While the local Kansai International Airport Corp., a conglomeration of local businesses and government officials, submitted a restructuring plan to the central government earlier this fall, the Finance Ministry was reportedly unsatisfied and demanded deeper cuts.

As a result, it was announced in August that the plan for a third, parallel runway -- scheduled to have been built by 2015 -- would be scrapped and that alterations would be made to the construction of the second runway to reduce costs.

But some foreign airlines in Japan have opposed this second-phase construction. Angered by the high landing fees, low business-class volume, lack of late-night passengers and cargo services, and inconvenient scheduling of domestic connecting flights, several foreign airlines pulled out of Kansai airport or reduced their services.

The situation became critical late last year when the Tokyo-based Foreign Airlines Association of Japan called for the central government to give priority to the completion of Narita airport over other regional airport projects.

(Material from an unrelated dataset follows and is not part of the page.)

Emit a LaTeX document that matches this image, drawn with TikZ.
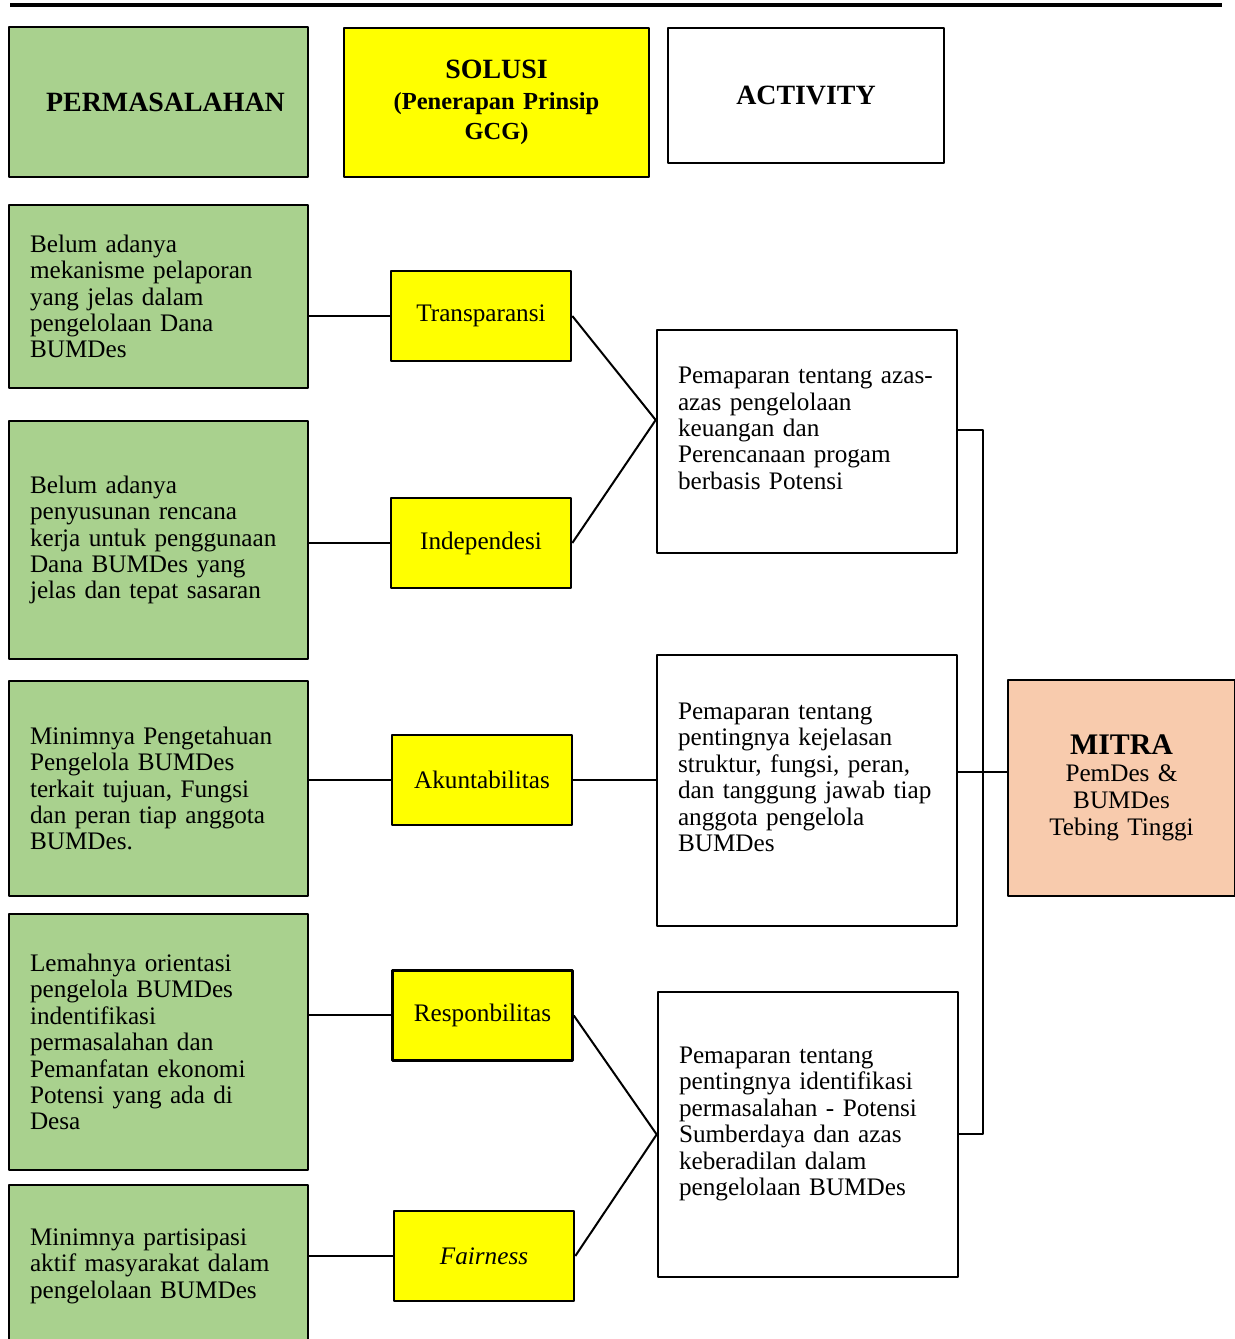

And that is the main sticking point between Kansai and central government officials.

"The central government has always seen Kansai International Airport as a local airport serving local needs," said Akio Fujimoto, senior managing director of Kansai Economic Federation. "But the Kansai business community sees the airport as a major international airport that serves the whole country."

Kansai officials are especially concerned about the proposed delay because of the new Chubu airport near Nagoya, scheduled to be completed in 2005. Fujimoto said he predicts the Chubu airport will offer strong competition to Kansai airport.